3. Variance of Ridge Regression Estimator
To derive the variance, we use the fact that Var(y) = σ²I, where σ² is the error variance.
- Start with the expression for 𝛃̂_Ridge:
\[
\hat{\beta}_{Ridge} = (X^TX + \lambda I)^{-1}X^Ty
\]
- The variance is:
\[
\begin{aligned}
Var(\hat{\beta}_{Ridge}) &= (X^TX + \lambda I)^{-1}X^T Var(y) X(X^TX + \lambda I)^{-1} \\
&= \sigma^2 (X^TX + \lambda I)^{-1}X^TX(X^TX + \lambda I)^{-1}
\end{aligned}
\]
4. Mean Squared Error (MSE)
The MSE is the sum of the squared bias and the trace of the variance matrix:
\[
MSE(\hat{\beta}_{Ridge}) = \|\text{Bias}(\hat{\beta}_{Ridge})\|^2 + \text{tr}(Var(\hat{\beta}_{Ridge}))
\]
5. Conditions for Lower MSE than OLS
Ridge regression produces a lower MSE than OLS when the reduction in variance outweighs the introduced bias. This typically occurs when:
- Multicollinearity is present in the predictors.

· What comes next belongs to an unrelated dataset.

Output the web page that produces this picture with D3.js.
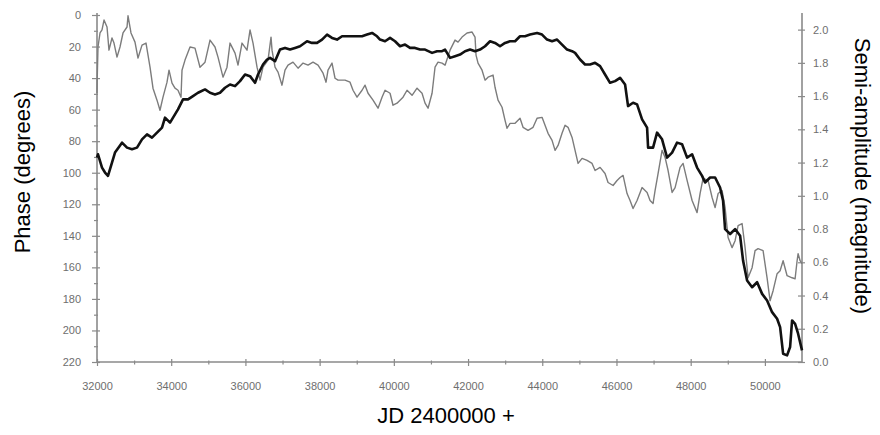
<!DOCTYPE html>
<html>
<head>
<meta charset="utf-8">
<script src="https://cdn.jsdelivr.net/npm/d3@7"></script>
<style>
  body { margin: 0; background: #fff; }
  svg { font-family: Arial, "Liberation Sans", sans-serif; }
</style>
</head>
<body>
<div id="chart"></div>
<script>
const FRAME_WIDTH = 880;
const FRAME_HEIGHT = 435;
const PLOT = {left: 97, right: 802, top: 15, bottom: 362};

// x ticks (JD - 2400000)
const X_TICKS = [32000, 34000, 36000, 38000, 40000, 42000, 44000, 46000, 48000, 50000];
const X_MINOR = [33000, 35000, 37000, 39000, 41000, 43000, 45000, 47000, 49000];
const PHASE_TICKS = [0, 20, 40, 60, 80, 100, 120, 140, 160, 180, 200, 220];
const PHASE_MINOR = [10, 30, 50, 70, 90, 110, 130, 150, 170, 190, 210];
const AMP_TICKS = [0, 0.2, 0.4, 0.6, 0.8, 1.0, 1.2, 1.4, 1.6, 1.8, 2.0];

// semi-amplitude (thick line, right axis)
const ampJD = [32000,32027,32135,32216,32296,32404,32485,32674,32809,32943,
  33078,33213,33348,33482,33617,33752,33833,33968,34102,34183,
  34318,34453,34587,34722,34911,35046,35180,35315,35450,35585,
  35720,35854,35989,36124,36259,36340,36474,36582,36663,36798,
  36932,37067,37202,37337,37472,37660,37795,37930,38065,38200,
  38334,38469,38604,38873,39143,39278,39413,39547,39628,39763,
  39898,40032,40167,40302,40437,40571,40706,40841,41030,41164,
  41299,41380,41515,41649,41784,41919,42054,42188,42323,42458,
  42593,42727,42862,42997,43132,43267,43401,43536,43671,43860,
  43994,44129,44264,44399,44533,44668,44803,44884,45019,45153,
  45288,45423,45558,45692,45827,45962,46097,46232,46312,46447,
  46555,46690,46825,46852,46986,47094,47229,47364,47499,47633,
  47768,47903,48038,48172,48307,48388,48523,48658,48792,48873,
  48927,49062,49197,49332,49412,49520,49655,49790,49925,50059,
  50194,50329,50410,50491,50598,50679,50733,50814,50895,51000];
const ampVal = [1.23,1.25,1.17,1.14,1.12,1.20,1.26,1.32,1.29,1.28,
  1.29,1.34,1.37,1.35,1.38,1.41,1.47,1.44,1.49,1.52,
  1.58,1.58,1.60,1.62,1.64,1.62,1.61,1.62,1.65,1.67,
  1.66,1.69,1.73,1.72,1.68,1.73,1.79,1.82,1.83,1.81,
  1.88,1.89,1.88,1.89,1.90,1.93,1.92,1.92,1.94,1.97,
  1.95,1.94,1.96,1.96,1.96,1.97,1.98,1.96,1.94,1.93,
  1.95,1.93,1.90,1.91,1.89,1.89,1.88,1.88,1.86,1.87,
  1.87,1.88,1.83,1.84,1.85,1.87,1.88,1.87,1.88,1.90,
  1.93,1.92,1.90,1.92,1.93,1.93,1.96,1.96,1.97,1.98,
  1.97,1.94,1.93,1.94,1.91,1.88,1.87,1.86,1.82,1.79,
  1.79,1.80,1.78,1.73,1.68,1.69,1.71,1.67,1.54,1.56,
  1.55,1.46,1.41,1.29,1.29,1.38,1.34,1.23,1.26,1.32,
  1.31,1.23,1.25,1.17,1.12,1.08,1.11,1.11,1.05,0.97,
  0.80,0.77,0.80,0.76,0.61,0.49,0.45,0.48,0.41,0.37,
  0.30,0.26,0.21,0.05,0.04,0.09,0.25,0.23,0.17,0.07];

// phase (thin line, left axis)
const phaseJD = [32000,32005,32027,32081,32135,32189,32270,32323,32404,32458,
  32539,32620,32701,32809,32836,32916,33024,33105,33213,33321,
  33429,33509,33617,33698,33779,33887,33941,34022,34102,34183,
  34264,34291,34372,34507,34641,34776,34911,35046,35180,35261,
  35396,35504,35585,35720,35800,35908,36043,36124,36205,36313,
  36394,36474,36609,36690,36717,36798,36879,36986,37067,37148,
  37283,37418,37553,37687,37822,37957,38092,38173,38226,38334,
  38415,38496,38685,38819,38900,39008,39143,39224,39305,39439,
  39574,39682,39763,39898,39978,40086,40167,40248,40356,40491,
  40625,40760,40841,40922,41030,41110,41191,41299,41380,41515,
  41649,41730,41838,41973,42108,42188,42215,42269,42377,42458,
  42539,42674,42727,42808,42916,42997,43051,43132,43267,43401,
  43482,43617,43752,43860,43994,44075,44156,44264,44345,44426,
  44533,44614,44695,44803,44884,44965,45073,45207,45342,45423,
  45558,45692,45773,45908,46016,46097,46178,46285,46366,46447,
  46555,46690,46825,46905,46986,47040,47121,47229,47310,47391,
  47499,47580,47714,47795,47903,48038,48172,48253,48334,48469,
  48577,48658,48739,48846,48927,49008,49116,49197,49278,49385,
  49466,49547,49655,49735,49816,49951,50059,50140,50221,50329,
  50410,50491,50598,50733,50814,50868,50895,50949,51000];
const phaseVal = [49.6,41.3,20.3,11.4,9.5,3.2,7.6,22.3,14.6,17.8,
  26.7,20.3,11.4,7.6,0.5,11.4,17.2,27.3,19.1,17.8,
  33.1,46.4,54.0,60.4,52.1,42.6,35.0,43.2,46.4,47.7,
  52.1,35.0,28.6,20.3,21.0,33.1,29.9,15.9,20.3,26.7,
  39.4,33.1,17.8,24.2,31.8,17.8,22.3,9.5,17.8,33.1,
  41.3,33.1,28.6,14.0,22.3,33.1,36.2,44.5,35.0,31.8,
  29.9,33.7,30.5,31.8,29.9,31.8,36.9,42.6,35.0,30.5,
  40.1,41.3,41.3,42.6,47.7,52.1,47.7,44.5,49.6,54.0,
  59.1,52.1,47.7,49.6,57.2,55.9,54.0,52.1,47.7,50.9,
  46.4,49.6,55.9,59.1,49.6,33.1,29.9,30.5,31.8,22.3,
  15.9,17.2,14.0,11.4,10.8,14.0,25.4,30.5,35.0,41.3,
  39.4,38.1,45.8,54.0,58.5,66.8,71.8,68.7,68.7,65.5,
  71.2,73.1,71.2,65.5,64.9,69.9,75.0,79.5,85.8,82.7,
  75.0,69.9,71.2,77.6,85.8,94.1,90.9,92.2,94.1,98.6,
  96.6,100.5,106.2,108.1,104.9,103.0,101.7,113.2,117.6,122.7,
  117.6,109.4,112.5,117.6,119.5,111.3,100.5,85.8,90.3,98.6,
  112.5,109.4,96.6,94.1,104.9,117.6,125.3,113.2,103.6,104.9,
  115.7,122.1,113.2,111.3,122.1,141.1,147.5,143.1,133.5,132.2,
  147.5,166.6,160.2,149.4,148.1,149.4,166.6,181.2,174.8,164.0,
  162.1,155.8,165.3,166.6,167.2,155.8,151.3,155.8,157.7];

const AXIS_COLOR = "#8a8a8a";
const TICK_TEXT = "#6e6e6e";

const SVG = d3.select("#chart")
  .append("svg")
    .attr("width", FRAME_WIDTH)
    .attr("height", FRAME_HEIGHT);

// scales
const x = d3.scaleLinear()
  .domain([32000, 51000])
  .range([PLOT.left, PLOT.right]);
const yPhase = d3.scaleLinear()
  .domain([0, 220])
  .range([PLOT.top, PLOT.bottom]);
const yAmp = d3.scaleLinear()
  .domain([0, 2.1])
  .range([PLOT.bottom, 13]);

// style an axis group: grey line, crossing ticks
function styleAxis(g, inner, outer, vertical) {
  g.select(".domain").attr("stroke", AXIS_COLOR).attr("stroke-width", 1.6);
  g.selectAll(".tick line").attr("stroke", AXIS_COLOR).attr("stroke-width", 1.2);
  if (vertical) {
    g.selectAll(".tick line").attr("x1", inner).attr("x2", outer);
  } else {
    g.selectAll(".tick line").attr("y1", inner).attr("y2", outer);
  }
  g.selectAll(".tick text").attr("fill", TICK_TEXT).style("font-size", "11px");
}

// minor ticks first so major ones sit on top
SVG.append("g")
  .attr("transform", "translate(0," + PLOT.bottom + ")")
  .call(d3.axisBottom(x).tickValues(X_MINOR).tickSizeOuter(0).tickFormat(""))
  .call(g => { styleAxis(g, -1.5, 2.5, false); g.select(".domain").remove(); });
SVG.append("g")
  .attr("transform", "translate(" + PLOT.left + ",0)")
  .call(d3.axisLeft(yPhase).tickValues(PHASE_MINOR).tickSizeOuter(0).tickFormat(""))
  .call(g => { styleAxis(g, 1, -3, true); g.select(".domain").remove(); });

// bottom axis
SVG.append("g")
  .attr("transform", "translate(0," + PLOT.bottom + ")")
  .call(d3.axisBottom(x).tickValues(X_TICKS).tickSizeOuter(0).tickFormat(d3.format("d")).tickPadding(14))
  .call(g => styleAxis(g, -3, 4, false))
  .call(g => g.select(".domain").attr("d", "M" + PLOT.left + ",0H" + PLOT.right));

// left axis (phase)
SVG.append("g")
  .attr("transform", "translate(" + PLOT.left + ",0)")
  .call(d3.axisLeft(yPhase).tickValues(PHASE_TICKS).tickSizeOuter(0).tickPadding(10))
  .call(g => styleAxis(g, 3, -5, true))
  .call(g => g.select(".domain").attr("d", "M0,13V" + PLOT.bottom));

// right axis (semi-amplitude)
SVG.append("g")
  .attr("transform", "translate(" + PLOT.right + ",0)")
  .call(d3.axisRight(yAmp).tickValues(AMP_TICKS).tickSizeOuter(0).tickFormat(d3.format(".1f")).tickPadding(5))
  .call(g => styleAxis(g, -4, 3, true))
  .call(g => g.select(".domain").attr("d", "M0,13V" + PLOT.bottom));

// lines
const phaseLine = d3.line()
  .x((d) => { return x(d[0]); })
  .y((d) => { return yPhase(d[1]); });
const ampLine = d3.line()
  .x((d) => { return x(d[0]); })
  .y((d) => { return yAmp(d[1]); });

SVG.append("path")
  .datum(d3.zip(phaseJD, phaseVal))
  .attr("fill", "none")
  .attr("stroke", "#7c7c7c")
  .attr("stroke-width", 1.4)
  .attr("stroke-linejoin", "round")
  .attr("d", phaseLine);

SVG.append("path")
  .datum(d3.zip(ampJD, ampVal))
  .attr("fill", "none")
  .attr("stroke", "#111")
  .attr("stroke-width", 2.6)
  .attr("stroke-linejoin", "round")
  .attr("d", ampLine);

// axis titles
SVG.append("text")
  .attr("transform", "translate(30,172) rotate(-90)")
  .attr("text-anchor", "middle")
  .style("font-size", "22px")
  .attr("fill", "#000")
  .text("Phase  (degrees)");

SVG.append("text")
  .attr("transform", "translate(855,176) rotate(90)")
  .attr("text-anchor", "middle")
  .style("font-size", "22px")
  .attr("fill", "#000")
  .text("Semi-amplitude  (magnitude)");

SVG.append("text")
  .attr("x", 446)
  .attr("y", 423)
  .attr("text-anchor", "middle")
  .style("font-size", "22px")
  .attr("fill", "#000")
  .text("JD 2400000 +");
</script>
</body>
</html>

- The true β values are small (close to zero).
- The signal-to-noise ratio is low (high error variance relative to the true effects).

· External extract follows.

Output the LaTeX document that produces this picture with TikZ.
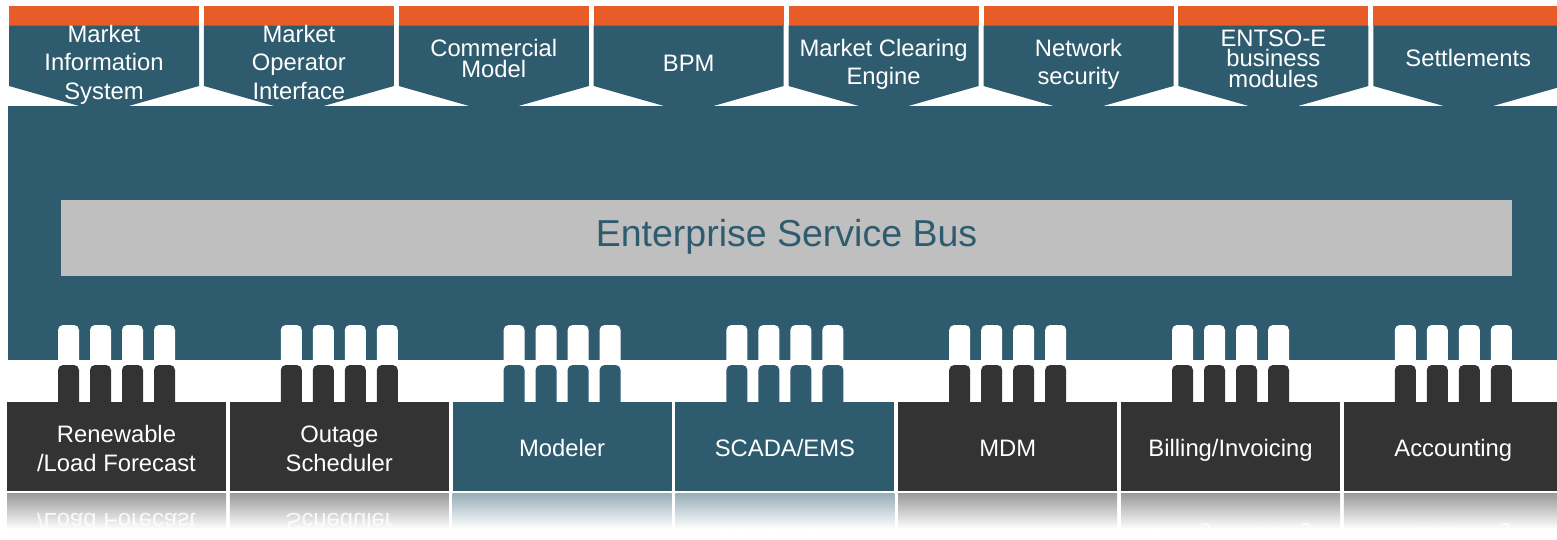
\documentclass[tikz,border=0pt]{standalone}
\usepackage{fontspec}
\setmainfont{Liberation Sans}
\definecolor{tealc}{RGB}{46,92,110}
\definecolor{orng}{RGB}{232,92,39}
\definecolor{darkc}{RGB}{51,51,51}
\definecolor{esbgray}{RGB}{191,191,191}
\begin{document}
\begin{tikzpicture}[x=1pt,y=-1pt,
  txt/.style={font=\fontsize{23.8}{28}\selectfont, text=white, anchor=base, inner sep=0pt},
  refl/.style={txt, yscale=-1, text=white, opacity=0.85},
  esbtxt/.style={font=\fontsize{37.5}{44}\selectfont, text=tealc, anchor=base, inner sep=0pt}]
\useasboundingbox (0,0) rectangle (1557,539);
\clip (0,0) rectangle (1557,539);
% top tabs
\foreach \i in {0,...,7}{
  \pgfmathsetmacro\L{9+194.9*\i}
  \fill[orng] (\L,6) rectangle ++(190,20);
  \fill[tealc] (\L,25.5) -- ++(190,0) -- ++(0,60.5) -- ++(-95,27) -- ++(-95,-27) -- cycle;
}
% main block
\fill[tealc] (8,106) rectangle (1557,360);
% ESB
\node[fill=esbgray, minimum width=1451pt, minimum height=76pt, inner sep=0pt, anchor=north west] (esb) at (61,200) {};
\node[esbtxt] (esbt) at (786.5,246) {Enterprise Service Bus};
% connectors and boxes
\foreach \i/\col in {0/darkc,1/darkc,2/tealc,3/tealc,4/darkc,5/darkc,6/darkc}{
  \pgfmathsetmacro\c{116.5+222.8*\i}
  \foreach \d in {-48,-16,16,48}{
    \fill[white,rounded corners=5pt] ({\c+\d-10.5},362) |- ({\c+\d+10.5},325) -- ({\c+\d+10.5},362);
    \fill[\col,rounded corners=5pt] ({\c+\d-10.5},403) |- ({\c+\d+10.5},365) -- ({\c+\d+10.5},403);
  }
  \fill[\col] ({\c-109.5},402) rectangle ++(219,89);
  \shade[top color=\col!50!white, bottom color=white] ({\c-109.5},493) rectangle ++(219,36);
}
% tab texts
\node[txt] (t1a) at (104,42) {Market};
\node[txt] (t1b) at (104,70.5) {Information};
\node[txt] (t1c) at (104,99) {System};
\node[txt] (t2a) at (298.9,42) {Market};
\node[txt] (t2b) at (298.9,70.5) {Operator};
\node[txt] (t2c) at (298.9,99) {Interface};
\node[txt] (t3a) at (493.8,56) {Commercial};
\node[txt] (t3b) at (493.8,77) {Model};
\node[txt] (t4a) at (688.7,71) {BPM};
\node[txt] (t5a) at (883.6,56) {Market Clearing};
\node[txt] (t5b) at (883.6,84) {Engine};
\node[txt] (t6a) at (1078.5,56) {Network};
\node[txt] (t6b) at (1078.5,84) {security};
\node[txt] (t7a) at (1273.4,46) {ENTSO-E};
\node[txt] (t7b) at (1273.4,66) {business};
\node[txt] (t7c) at (1273.4,87) {modules};
\node[txt] (t8a) at (1468.3,66) {Settlements};
% box texts
\node[txt] (b1a) at (116.5,442) {Renewable};
\node[txt] (b1b) at (116.5,471) {/Load Forecast};
\node[txt] (b2a) at (339.3,442) {Outage};
\node[txt] (b2b) at (339.3,471) {Scheduler};
\node[txt] (b3a) at (562.1,456) {Modeler};
\node[txt] (b4a) at (784.9,456) {SCADA/EMS};
\node[txt] (b5a) at (1007.7,456) {MDM};
\node[txt] (b6a) at (1230.5,456) {Billing/Invoicing};
\node[txt] (b7a) at (1453.3,456) {Accounting};
% reflections
\node[refl] (r1b) at (116.5,513) {/Load Forecast};
\node[refl] (r2b) at (339.3,513) {Scheduler};
\node[refl] (r3a) at (562.1,528) {Modeler};
\node[refl] (r4a) at (784.9,528) {SCADA/EMS};
\node[refl] (r5a) at (1007.7,528) {MDM};
\node[refl] (r6a) at (1230.5,528) {Billing/Invoicing};
\node[refl] (r7a) at (1453.3,528) {Accounting};
\end{tikzpicture}
\end{document}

Mathematically, Ridge regression has lower MSE when:
\[
\lambda^2 \beta^T(X^TX + \lambda I)^{-2}\beta < \sigma^2 \text{tr}(X^TX)^{-1} - \sigma^2 \text{tr}((X^TX + \lambda I)^{-1}X^TX(X^TX + \lambda I)^{-1})
\]
This condition compares the squared bias introduced by Ridge regression (left side) to the reduction in variance it achieves (right side).
6. Practical Implications
- Ridge regression trades off increased bias for reduced variance.
- It's particularly useful when predictors are highly correlated or when there are many predictors relative to the sample size.
- The optimal λ can be chosen through cross-validation or other model selection techniques.
- As λ → 0, Ridge regression approaches OLS; as λ → ∞, all coefficients approach zero.